Pada abad ke-17, kepala arsitek istana, Mustafa Safi, menyebut Has Oda Beytu'l-hilafe, yang berarti Rumah Khilafah, dan meletakkan beberapa relik suci di ruangan tersebut, dan mendefinisikannya sebagai ruang visualisasi kekhalifahan Utsmaniyah, jelas Kucukasci.
Ahmet Cevdet Pasha, salah satu negarawan dan ahli hukum Ottoman paling terkemuka di akhir abad ke-19, berpendapat bahwa kekhalifahan Abbasiyah telah kehilangan cengkeraman sebagian besar dunia Islam, karena Mamluk menggunakannya sebagai instrumen untuk mendapatkan legitimasi di dunia Islam.
Menurut Pasha, kepemimpinan Ottomanlah yang memulihkan tatanan Islam setelah Selim I mengalahkan Mamluk dan merebut kekhalifahan dari Abbasiyah.

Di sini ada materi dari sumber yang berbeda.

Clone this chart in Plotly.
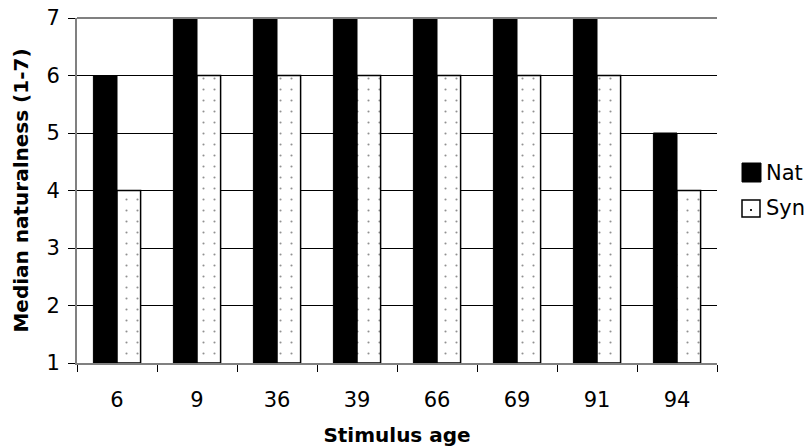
import plotly.graph_objects as go

ages = ["6", "9", "36", "39", "66", "69", "91", "94"]
nat = [6, 7, 7, 7, 7, 7, 7, 5]
syn = [4, 6, 6, 6, 6, 6, 6, 4]
y_ticks = [1, 2, 3, 4, 5, 6, 7]
series_names = ["Nat", "Syn"]

FONT = "DejaVu Sans, Verdana, sans-serif"

# plot area in page pixels (body margin removed below)
L, R, T, B = 77, 717, 18, 363


def px(page_x):
    return (page_x - L) / (R - L)


def py(page_y):
    return (B - page_y) / (B - T)


fig = go.Figure()
fig.add_trace(go.Bar(
    name=series_names[0], x=ages, y=[v - 1 for v in nat], base=1,
    marker=dict(color="black", line=dict(color="black", width=1)),
))
fig.add_trace(go.Bar(
    name=series_names[1], x=ages, y=[v - 1 for v in syn], base=1,
    marker=dict(color="white", line=dict(color="black", width=1.5),
                pattern=dict(shape=".", fgcolor="#222222", bgcolor="white",
                             size=11, solidity=0.03)),
))

shapes = [
    # top edge of plot area (grey)
    dict(type="line", xref="paper", yref="paper", x0=0, x1=1, y0=1, y1=1,
         line=dict(color="#808080", width=2)),
    # legend: Nat
    dict(type="rect", xref="paper", yref="paper",
         x0=px(742), x1=px(761), y0=py(182), y1=py(163),
         fillcolor="black", line=dict(color="black", width=1)),
    # legend: Syn
    dict(type="rect", xref="paper", yref="paper",
         x0=px(742), x1=px(760), y0=py(217), y1=py(200),
         fillcolor="white", line=dict(color="black", width=1.5)),
    dict(type="rect", xref="paper", yref="paper",
         x0=px(750), x1=px(752), y0=py(211), y1=py(209),
         fillcolor="#222222", line=dict(width=0)),
]
annotations = [
    dict(text=series_names[0], xref="paper", yref="paper", x=px(764), y=py(172.5),
         xanchor="left", yanchor="middle", showarrow=False, font=dict(size=21)),
    dict(text=series_names[1], xref="paper", yref="paper", x=px(764), y=py(208.5),
         xanchor="left", yanchor="middle", showarrow=False, font=dict(size=21)),
]

fig.update_layout(
    width=811, height=447,
    margin=dict(l=L, r=811 - R, t=T, b=447 - B, autoexpand=False),
    paper_bgcolor="white", plot_bgcolor="white",
    barmode="group", bargap=0.41, bargroupgap=0,
    font=dict(family=FONT, size=21, color="black"),
    showlegend=False,
    shapes=shapes, annotations=annotations,
    xaxis=dict(
        title=dict(text="<b>Stimulus age</b>", font=dict(size=20), standoff=19),
        showline=True, linecolor="#808080", linewidth=2,
        ticks="outside", tickson="boundaries", ticklen=7, tickcolor="black",
        ticklabelstandoff=17,
        showgrid=False, automargin=False,
    ),
    yaxis=dict(
        title=dict(text="<b>Median naturalness (1-7)</b>", font=dict(size=20), standoff=12),
        range=[1, 7], tickvals=y_ticks,
        showline=True, linecolor="#808080", linewidth=2,
        ticks="outside", ticklen=7, tickcolor="black",
        ticklabelstandoff=4, ticklabeloverflow="allow",
        showgrid=True, gridcolor="black", gridwidth=1,
        zeroline=False, automargin=False,
    ),
)

fig.write_html("out.html", config={"displayModeBar": False},
               post_script="document.body.style.margin='0px';")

“Bergabung dengan kesultanan dengan kekhalifahan, negara Utsmaniyah mencapai tingkat yang lebih tinggi, yang memang pantas didapatkan. Dengan persatuan ini, Nation of Islam yang diperkuat menemukan arahnya,” kata Cevdet Pasha dalam tulisannya.
Pasha mengatakan, kepemimpinan Ottoman memiliki minat khusus pada relik suci dan ketertarikan mereka terhadapnya melampaui zaman Nabi Muhammad.

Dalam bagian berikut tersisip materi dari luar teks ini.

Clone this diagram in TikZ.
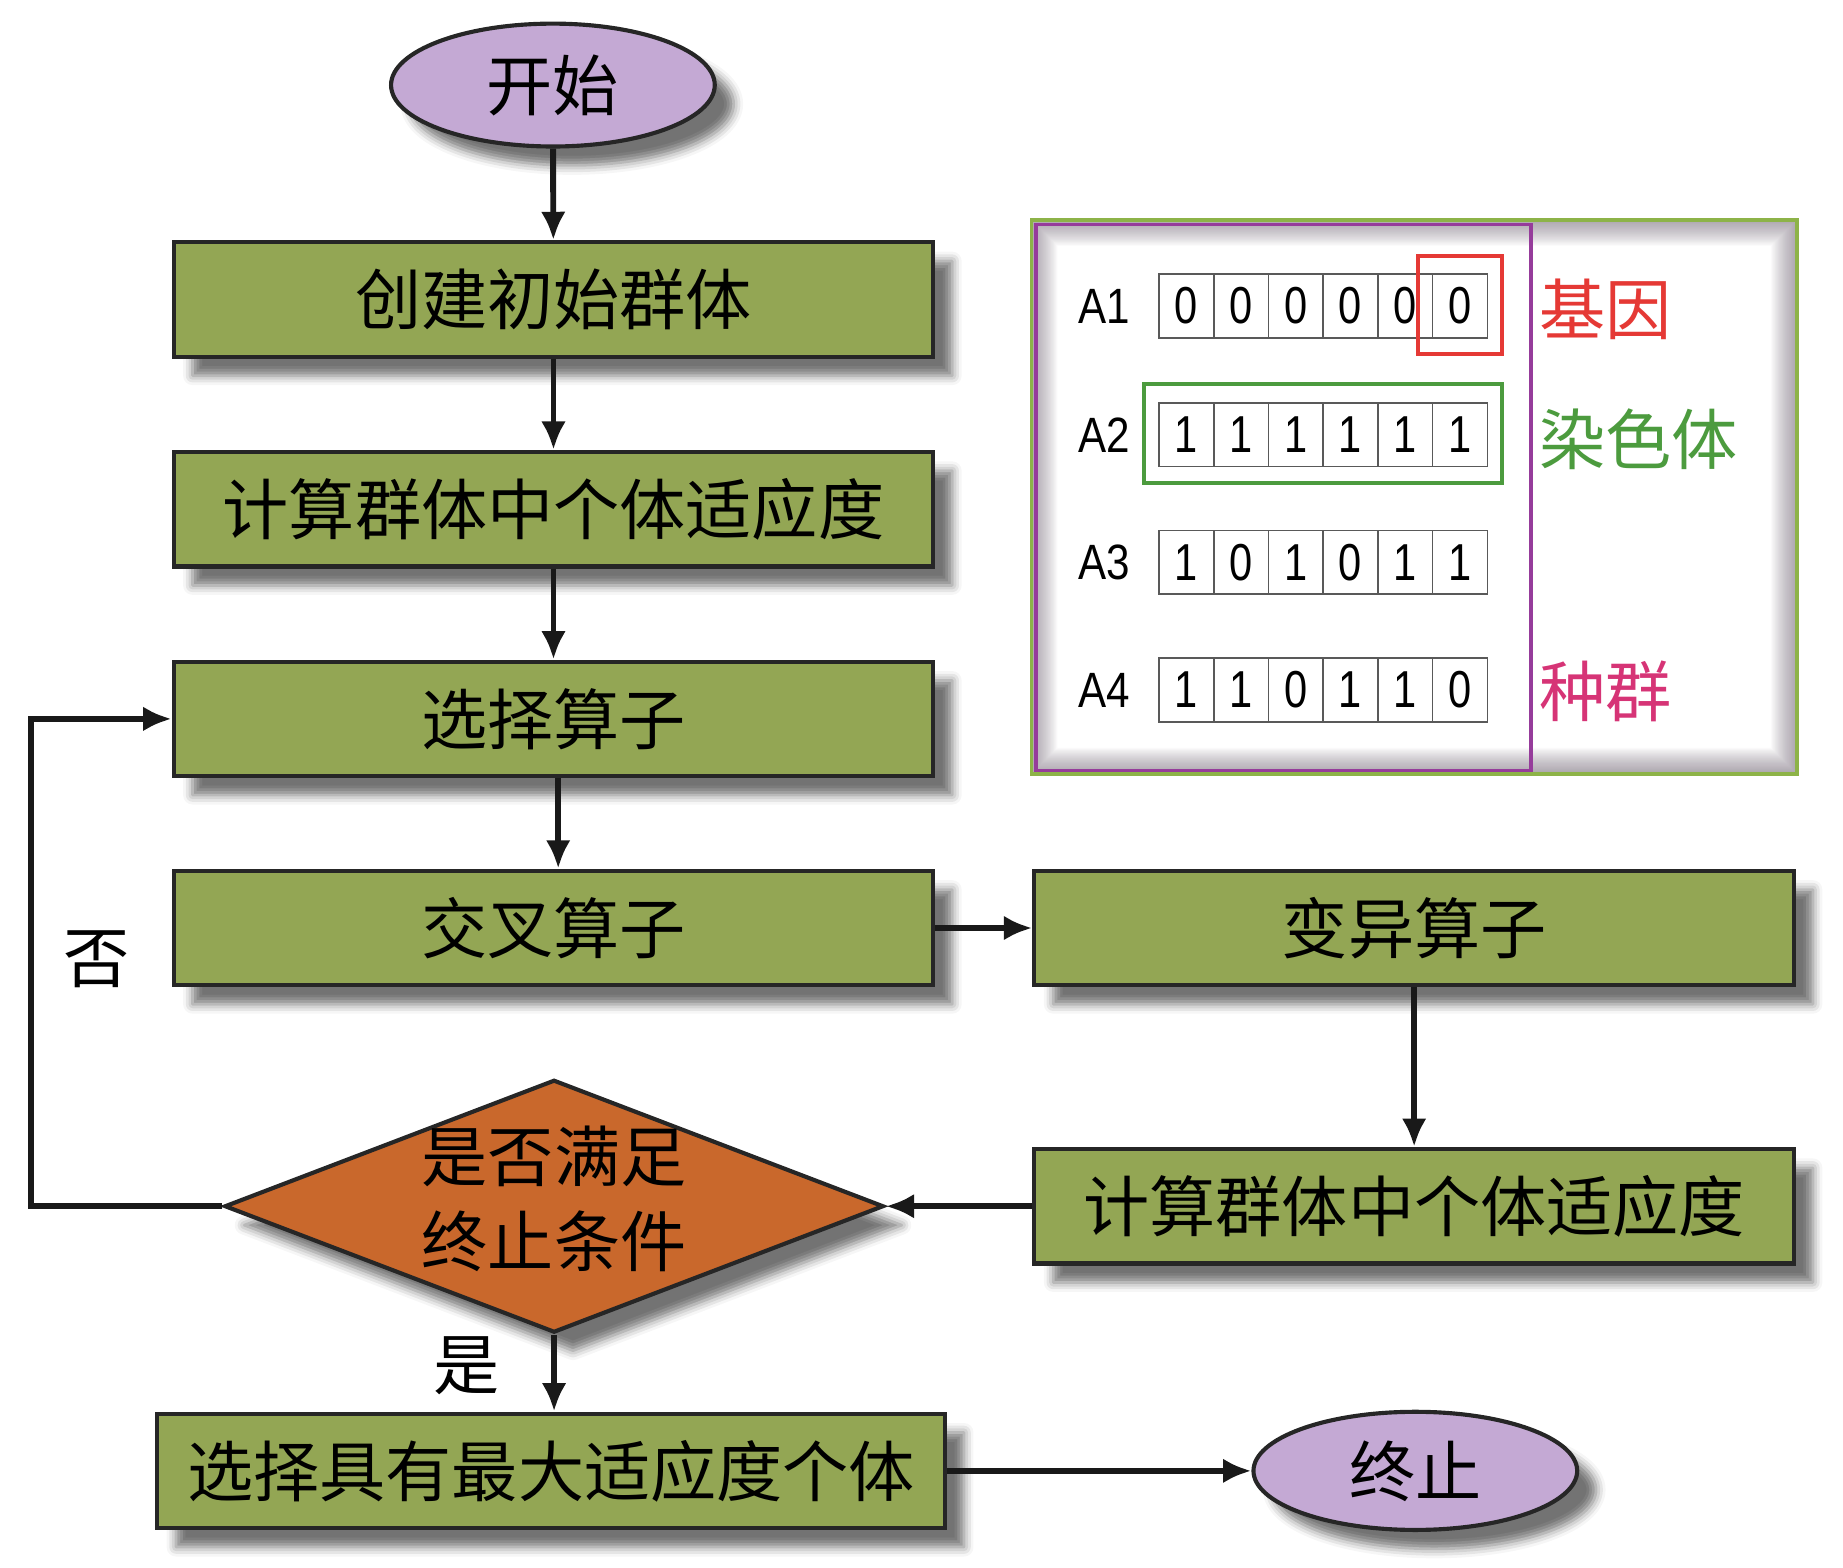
\documentclass[tikz,border=0pt]{standalone}
\usepackage{fontspec}
\usepackage{graphicx}
\newfontfamily\cjk{Noto Sans CJK SC}
\newfontfamily\lat{Liberation Sans}
\usetikzlibrary{shapes.geometric,arrows.meta,shadows.blur}
\definecolor{boxgreen}{RGB}{147,166,84}
\definecolor{ellfill}{RGB}{196,169,212}
\definecolor{decfill}{RGB}{201,104,44}
\definecolor{panelgreen}{RGB}{141,179,72}
\definecolor{panelpurple}{RGB}{150,60,155}
\definecolor{genered}{RGB}{229,57,53}
\definecolor{chromgreen}{RGB}{76,155,62}
\definecolor{popmag}{RGB}{214,52,118}
\definecolor{innershade}{RGB}{120,108,124}
\begin{document}
\begin{tikzpicture}[x=1pt,y=-1pt,
  shad/.style={blur shadow={shadow xshift=16pt,shadow yshift=-16pt,shadow blur radius=8pt,shadow opacity=55}},
  cjkfont/.style={font=\cjk\fontsize{56pt}{72pt}\selectfont},
  procbox/.style={rectangle,draw=black!85,line width=3.5pt,fill=boxgreen,minimum width=643pt,minimum height=97pt,inner sep=0pt,cjkfont,shad},
  terminal/.style={ellipse,draw=black!85,line width=3.5pt,fill=ellfill,minimum width=274pt,minimum height=104pt,inner sep=0pt,cjkfont,shad},
  decision/.style={diamond,draw=black!85,line width=3.5pt,fill=decfill,minimum width=558pt,minimum height=214pt,inner sep=0pt,shad},
  conn/.style={line width=5pt,draw=black!90,-{Latex[length=24pt,width=21pt]}},
  cell/.style={rectangle,draw=black!65,line width=1.4pt,minimum width=46.33pt,minimum height=54pt,inner sep=0pt,font=\lat\fontsize{44pt}{50pt}\selectfont},
  rowlab/.style={font=\lat\fontsize{42pt}{50pt}\selectfont,inner sep=0pt},
  plabel/.style={cjkfont,anchor=west,inner sep=0pt}
]
\useasboundingbox (0,0) rectangle (1560,1327.2);

% ---------- flowchart ----------
\node[terminal] (start) at (468,72) {开始};
\node[procbox] (b1) at (468.5,253.5) {创建初始群体};
\node[procbox] (b2) at (468.5,431) {计算群体中个体适应度};
\node[procbox] (b3) at (468.5,608.5) {选择算子};
\node[procbox] (b4) at (468.5,785.5) {交叉算子};
\node[procbox] (b5) at (1197,785.5) {变异算子};
\node[procbox] (b6) at (1197,1021) {计算群体中个体适应度};
\node[decision] (dec) at (469,1021) {};
\node[cjkfont,align=center,inner sep=0pt] (dectext) at (469,1015) {是否满足\\终止条件};
\node[procbox,minimum width=667pt] (b7) at (466.5,1245) {选择具有最大适应度个体};
\node[terminal,minimum height=100pt] (stop) at (1198,1245) {终止};

\node[cjkfont,inner sep=0pt] (no) at (82,812) {否};
\node[cjkfont,inner sep=0pt] (yes) at (395,1156) {是};

\draw[conn] (start) -- (b1);
\draw[conn] (b1) -- (b2);
\draw[conn] (b2) -- (b3);
\draw[conn] ([xshift=4pt]b3.south) -- ([xshift=4pt]b4.north);
\draw[conn] (b4) -- (b5);
\draw[conn] (b5) -- (b6);
\draw[conn] (b6) -- (dec.east);
\draw[conn] (dec.west) -- ++(-162,0) |- (b3.west);
\draw[conn] (dec.south) -- (dec.south |- b7.north);
\draw[conn] (b7) -- (stop);

% ---------- panel ----------
\fill[white] (873,186) rectangle (1521,655);
\foreach \k in {1,...,22}{
  \fill[innershade,opacity=0.035,even odd rule] (873,186) rectangle (1521,655) ({873+\k},{186+\k}) rectangle ({1521-\k},{655-\k});
}
\node[draw=panelgreen,line width=3pt,minimum width=648pt,minimum height=469pt,inner sep=0pt] (panel) at (1197,420.5) {};
\node[draw=panelpurple,line width=3pt,minimum width=419pt,minimum height=462pt,inner sep=0pt] (pop) at (1086.5,421) {};

\foreach \r/\yy/\a/\b/\c/\d/\e/\f in {1/259/0/0/0/0/0/0, 2/368/1/1/1/1/1/1, 3/476/1/0/1/0/1/1, 4/584/1/1/0/1/1/0}{
  \node[rowlab] (lab\r) at (935,\yy) {\scalebox{0.85}[1]{A\r}};
  \foreach \i/\v in {1/\a,2/\b,3/\c,4/\d,5/\e,6/\f}{
    \node[cell] (c\r\i) at ({981+46.33*(\i-0.5)},\yy) {\scalebox{0.8}[1]{\v}};
  }
}
\node[draw=genered,line width=3.5pt,minimum width=71pt,minimum height=83pt,inner sep=0pt] (gene) at (1235.5,258.5) {};
\node[draw=chromgreen,line width=3.5pt,minimum width=303pt,minimum height=84pt,inner sep=0pt] (chrom) at (1119.5,367) {};

\node[plabel,text=genered] (tgene) at (1303,262) {基因};
\node[plabel,text=chromgreen] (tchrom) at (1303,372) {染色体};
\node[plabel,text=popmag] (tpop) at (1303,585) {种群};
\end{tikzpicture}
\end{document}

Di antara 600 benda sakral, ruangan itu juga memiliki relik yang diyakini sebagai panci Nabi Ibrahim, tongkat Musa, dan serban Yusuf.
“Ada budaya kepercayaan [tentang relik ini]. Ada juga barang-barang yang diyakini milik nabi-nabi lain di masa lalu,” kata Kucukasci.

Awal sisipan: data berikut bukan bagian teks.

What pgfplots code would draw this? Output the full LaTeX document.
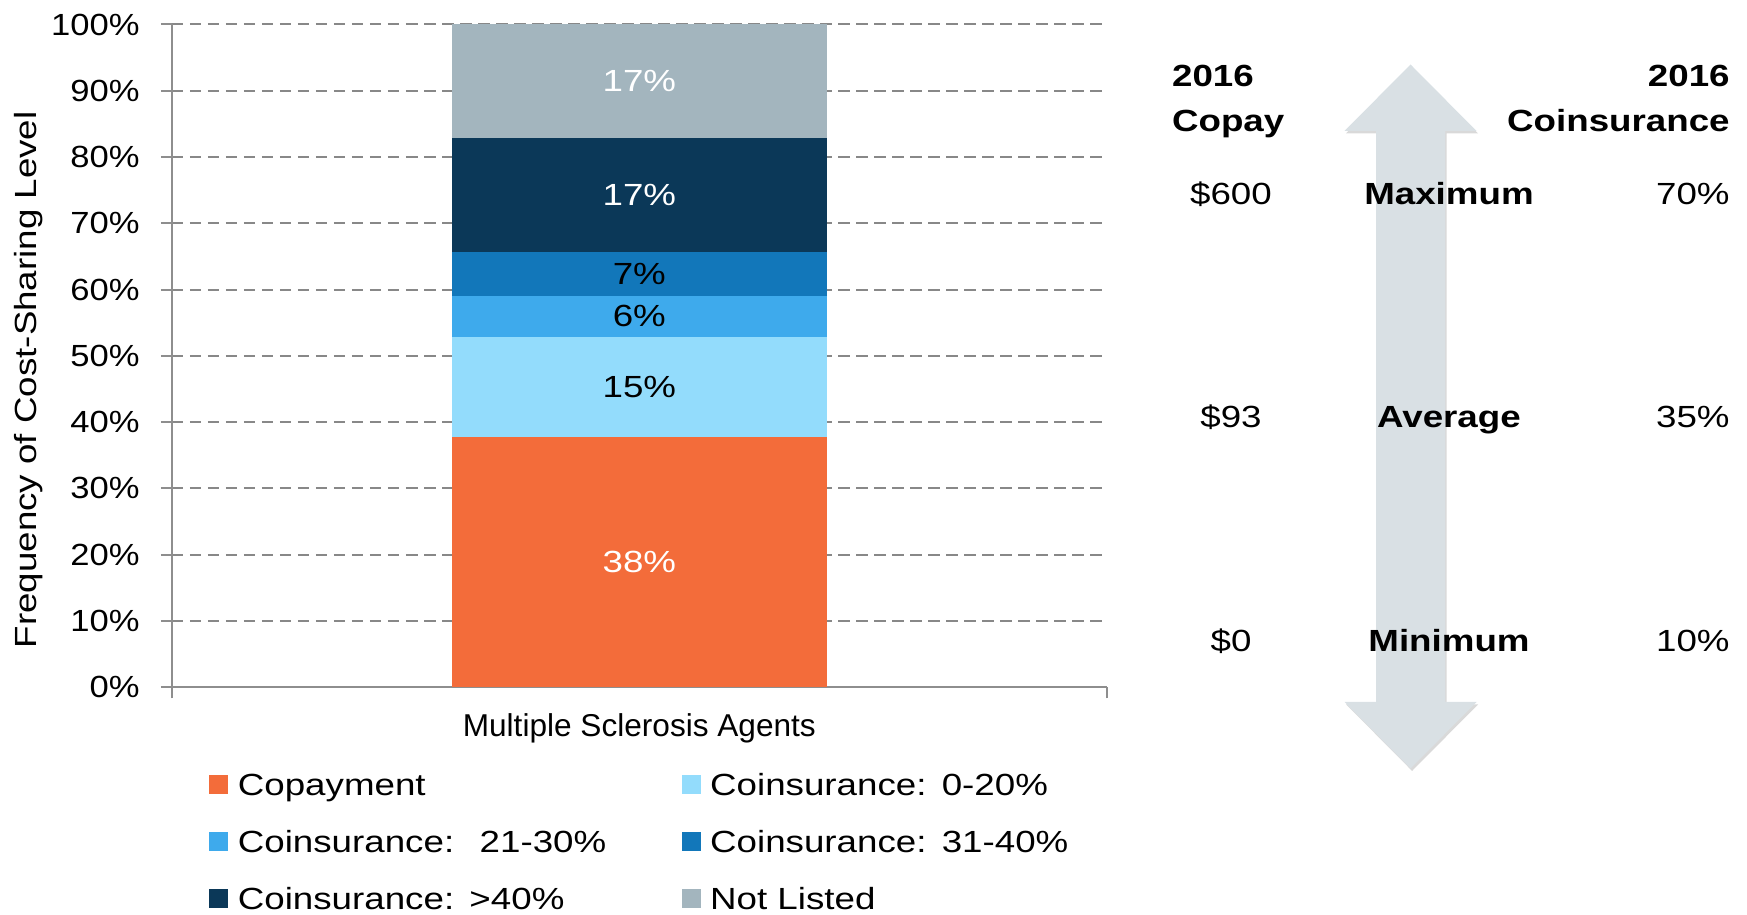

Pada awal abad ke-19, Sultan Mahmud II memutuskan untuk meninggalkan Has Oda dan mendedikasikan ruang tersebut secara eksklusif untuk relik suci.
Putranya, Abdulmecid I, yang dengan gigih menjalankan kebijakan modernisasi negara Utsmaniyah, meninggalkan Istana Topkapi pada 1856 dan pindah ke Istana Dolmabahce yang baru dibangun, sebuah arsitektur bergaya neo-barok Prancis di sepanjang selat Bosphorus.
Pada 1918, ketika Kekaisaran Ottoman di ambang kehancuran, salah satu jenderalnya Fahrettin Pasha menunjukkan pembangkangan yang luar biasa. Sebagai komandan pasukan Ottoman di kota suci Madinah, Pasha menolak menyerah di hadapan pasukan sekutu, mengesampingkan perintah atasannya.
"Prajurit! Aku memohon kepadamu atas nama Nabi, saksiku. Aku perintahkan kamu untuk mempertahankan dia dan kotanya sampai peluru terakhir dan nafas terakhir, terlepas dari kekuatan musuh. Semoga Allah membantu kami, dan semoga doa Muhammad menyertai kami,” katanya kepada tentaranya selama pengepungan Madinah.
Pada Januari 1919, Pasha ditangkap perwiranya sendiri dengan alasan tidak mematuhi perintah dari Istanbul, 72 hari setelah perjanjian gencatan senjata Kekaisaran Ottoman dengan pasukan Sekutu. Tetapi selama kebuntuan, Pasha menyelamatkan banyak relik suci yang signifikan dan membawanya ke Istana Topkapi di Istanbul.